While I personally prefer ashtanga and vinyasa for my practice, I like to recommend classes that move slower to someone new. Even if my friends are athletic, I think it’s important to learn the fundamentals of breath, alignment, and drishti, and also getting familiar with the names of common yoga poses.

Classes that are titled Hatha, Iyengar, Beginners and All Levels are usually a good place to start. A slower-moving class gives the teacher more opportunities to make sure you’re practicing safely and to offer more instruction. It also gives you time to settle into each pose before moving on to the next new thing.

Yin Yoga and Restorative are also nice options for beginners who are looking to feel less stiff rather than getting in a challenging workout. Coincidentally, many of these classes are offered in the evening and weekends, which may be perfect for the Monday to Friday 9-5 crowd.

Ashtanga, Vinyasa, and any classes with Power or Flow in the name move at a much quicker pace and may experiment with more advanced postures like arm balances and inversions. New students can easily get lost in these classes, and because it flows from one posture to the next, the teacher won’t be able to provide the same level of instruction for each pose as in a slower paced class.
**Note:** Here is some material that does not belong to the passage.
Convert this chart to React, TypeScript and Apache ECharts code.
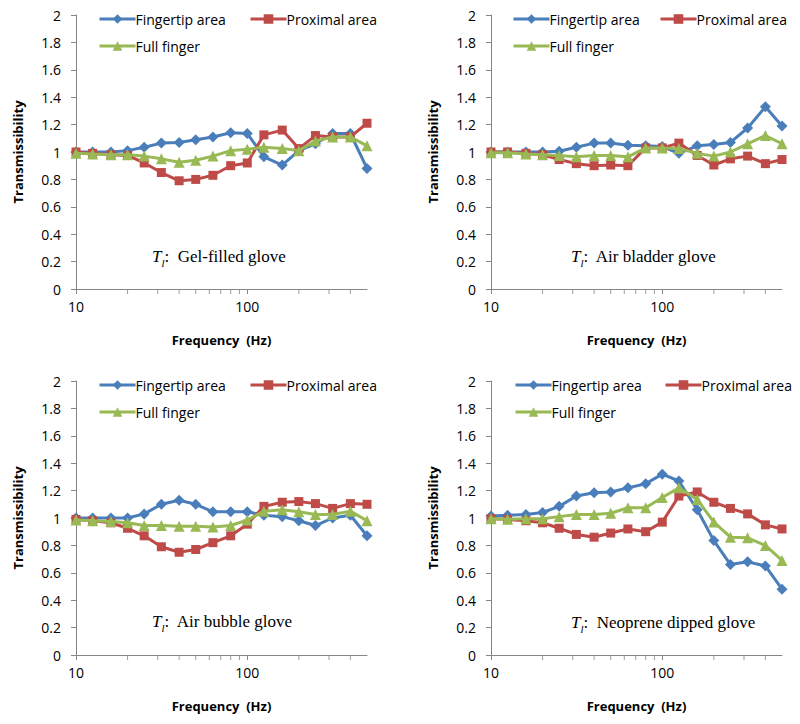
import React, { useEffect, useRef } from 'react';
import * as echarts from 'echarts';

const freqs = [10, 12.5, 16, 20, 25, 31.5, 40, 50, 63, 80, 100, 125, 160, 200, 250, 315, 400, 500];
const minorTickFreqs = [20, 30, 40, 50, 60, 70, 80, 90, 200, 300, 400];
const seriesNames = ['Fingertip area', 'Proximal area', 'Full finger'];
const gloveNames = ['Gel-filled glove', 'Air bladder glove', 'Air bubble glove', 'Neoprene dipped glove'];
const yTicks = [0, 0.2, 0.4, 0.6, 0.8, 1, 1.2, 1.4, 1.6, 1.8, 2];

const gelFingertip = [1.0, 1.0, 1.0, 1.01, 1.035, 1.065, 1.07, 1.09, 1.11, 1.14, 1.135, 0.965, 0.905, 1.01, 1.06, 1.135, 1.135, 0.88];
const gelProximal = [1.0, 0.99, 0.98, 0.975, 0.92, 0.85, 0.79, 0.8, 0.83, 0.9, 0.92, 1.125, 1.16, 1.025, 1.12, 1.11, 1.11, 1.21];
const gelFull = [0.99, 0.985, 0.98, 0.98, 0.97, 0.95, 0.925, 0.94, 0.97, 1.01, 1.02, 1.035, 1.025, 1.01, 1.08, 1.11, 1.11, 1.045];

const bladderFingertip = [1.0, 1.0, 1.0, 1.0, 1.005, 1.035, 1.065, 1.065, 1.05, 1.045, 1.04, 0.99, 1.045, 1.055, 1.07, 1.175, 1.33, 1.19];
const bladderProximal = [1.0, 1.0, 0.99, 0.98, 0.945, 0.915, 0.9, 0.905, 0.9, 1.03, 1.03, 1.065, 0.975, 0.905, 0.95, 0.97, 0.915, 0.945];
const bladderFull = [0.995, 0.995, 0.985, 0.98, 0.975, 0.965, 0.975, 0.975, 0.965, 1.03, 1.03, 1.025, 0.99, 0.97, 1.0, 1.06, 1.12, 1.06];

const bubbleFingertip = [1.0, 1.0, 1.0, 1.0, 1.03, 1.1, 1.13, 1.1, 1.045, 1.045, 1.045, 1.02, 1.01, 0.98, 0.945, 1.0, 1.02, 0.87];
const bubbleProximal = [0.99, 0.98, 0.965, 0.925, 0.87, 0.79, 0.75, 0.77, 0.82, 0.87, 0.955, 1.085, 1.115, 1.12, 1.105, 1.07, 1.105, 1.1];
const bubbleFull = [0.985, 0.98, 0.975, 0.965, 0.945, 0.945, 0.94, 0.94, 0.935, 0.945, 0.985, 1.05, 1.06, 1.045, 1.025, 1.025, 1.05, 0.98];

const neopreneFingertip = [1.015, 1.02, 1.025, 1.04, 1.085, 1.16, 1.185, 1.19, 1.22, 1.25, 1.32, 1.27, 1.06, 0.835, 0.66, 0.68, 0.65, 0.48];
const neopreneProximal = [0.995, 0.99, 0.98, 0.965, 0.925, 0.88, 0.86, 0.89, 0.92, 0.9, 0.97, 1.16, 1.19, 1.115, 1.07, 1.03, 0.95, 0.92];
const neopreneFull = [0.995, 0.99, 0.995, 0.995, 1.01, 1.025, 1.025, 1.035, 1.075, 1.075, 1.15, 1.22, 1.135, 0.97, 0.86, 0.855, 0.8, 0.69];

const panelData = [
  [gelFingertip, gelProximal, gelFull],
  [bladderFingertip, bladderProximal, bladderFull],
  [bubbleFingertip, bubbleProximal, bubbleFull],
  [neopreneFingertip, neopreneProximal, neopreneFull],
];

const colors = ['#4A7EBB', '#BE4B48', '#98B954'];
const symbols = ['diamond', 'rect', 'triangle'];
const symbolSizes = [11, 9, 11];

const grids = [
  { left: 76, top: 15, width: 291, height: 274 },
  { left: 491, top: 15, width: 291, height: 274 },
  { left: 76, top: 381, width: 291, height: 274 },
  { left: 491, top: 381, width: 291, height: 274 },
];
const legendPos = [
  [[98, 20], [249, 20], [98, 47]],
  [[512, 20], [659, 20], [512, 47]],
  [[98, 386], [249, 386], [98, 413]],
  [[514, 386], [664, 386], [514, 413]],
];
const notePos = [[152, 256], [571, 256], [152, 621], [571, 622]];

const AXIS_COLOR = '#868686';
const SANS = 'Open Sans';

export default function App() {
  const ref = useRef<HTMLDivElement>(null);
  useEffect(() => {
    if (!ref.current) return;
    const chart = echarts.init(ref.current, null, { renderer: 'svg' });
    const xAxis: any[] = [];
    const yAxis: any[] = [];
    const series: any[] = [];
    const legend: any[] = [];
    const graphic: any[] = [];
    grids.forEach((g, i) => {
      xAxis.push({
        type: 'log',
        logBase: 10,
        gridIndex: i,
        min: 10,
        max: 500,
        name: 'Frequency  (Hz)',
        nameLocation: 'middle',
        nameGap: 44,
        nameTextStyle: { fontFamily: SANS, fontWeight: 'bold', fontSize: 13, color: '#000' },
        axisLine: { lineStyle: { color: AXIS_COLOR, width: 1 } },
        axisTick: { show: true, length: 5, lineStyle: { color: AXIS_COLOR } },
        axisLabel: { showMaxLabel: false, margin: 10, fontFamily: SANS, fontSize: 14, color: '#000' },
        splitLine: { show: false },
      });
      yAxis.push({
        type: 'value',
        gridIndex: i,
        min: yTicks[0],
        max: yTicks[yTicks.length - 1],
        interval: 0.2,
        name: 'Transmissibility',
        nameLocation: 'middle',
        nameGap: 52,
        nameTextStyle: { fontFamily: SANS, fontWeight: 'bold', fontSize: 13, color: '#000' },
        axisLine: { show: true, lineStyle: { color: AXIS_COLOR, width: 1 } },
        axisTick: { show: true, length: 5, lineStyle: { color: AXIS_COLOR } },
        axisLabel: { margin: 15, fontFamily: SANS, fontSize: 14, color: '#000' },
        splitLine: { show: false },
      });
      series.push({
        type: 'scatter',
        name: 'minor-ticks-' + i,
        xAxisIndex: i,
        yAxisIndex: i,
        data: minorTickFreqs.map((f) => [f, 0]),
        symbol: 'rect',
        symbolSize: [1, 5],
        symbolOffset: [0, 2.5],
        itemStyle: { color: AXIS_COLOR },
        silent: true,
        clip: false,
        z: 1,
      });
      panelData[i].forEach((vals, j) => {
        series.push({
          type: 'line',
          name: seriesNames[j],
          xAxisIndex: i,
          yAxisIndex: i,
          data: freqs.map((f, k) => [f, vals[k]]),
          symbol: symbols[j],
          symbolSize: symbolSizes[j],
          showAllSymbol: true,
          lineStyle: { color: colors[j], width: 3 },
          itemStyle: { color: colors[j] },
          z: 3 + j,
        });
        const [lx, ly] = legendPos[i][j];
        legend.push({
          data: [seriesNames[j]],
          left: lx,
          top: ly - 8,
          padding: 0,
          itemWidth: 36,
          itemHeight: 12,
          itemGap: 0,
          selectedMode: false,
          lineStyle: { width: 3 },
          textStyle: { fontFamily: SANS, fontSize: 14, color: '#000', padding: [0, 0, 0, -5] },
        });
      });
      const [nx, ny] = notePos[i];
      graphic.push({
        type: 'text',
        x: nx,
        y: ny,
        style: {
          text: '{t|T}{s|l}{n|:  ' + gloveNames[i] + '}',
          verticalAlign: 'middle',
          align: 'left',
          fill: '#000',
          rich: {
            t: { fontFamily: 'Liberation Serif', fontStyle: 'italic', fontSize: 17, color: '#000', verticalAlign: 'middle', lineHeight: 24 },
            s: { fontFamily: 'Liberation Serif', fontStyle: 'italic', fontSize: 11, color: '#000', verticalAlign: 'bottom', lineHeight: 24 },
            n: { fontFamily: 'Liberation Serif', fontSize: 17, color: '#000', verticalAlign: 'middle', lineHeight: 24 },
          },
        },
      });
    });
    chart.setOption({
      animation: false,
      backgroundColor: '#fff',
      grid: grids.map((g) => ({ ...g, containLabel: false })),
      xAxis,
      yAxis,
      series,
      legend,
      graphic,
    });
    return () => chart.dispose();
  }, []);
  return (
    <div
      ref={ref}
      style={{ position: 'absolute', left: 0, top: 0, width: 800, height: 724, background: '#fff' }}
    />
  );
}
With that said, as long as you let the teacher know that you’re new to yoga, they can keep an eye on you to offer some modifications or have you set up your mat next to someone more experienced to follow.

Also, Bikram, Hot or “heated room” yoga may be overwhelming for new yogis who are looking for something a bit more introductory and less sweaty.

With a few Hatha classes under one’s belt, the itch to try something more physically demanding could be a great opportunity to try a Vinyasa or Flow class. And really, once you have the fundamentals down, you can pretty much go to any class that suits you.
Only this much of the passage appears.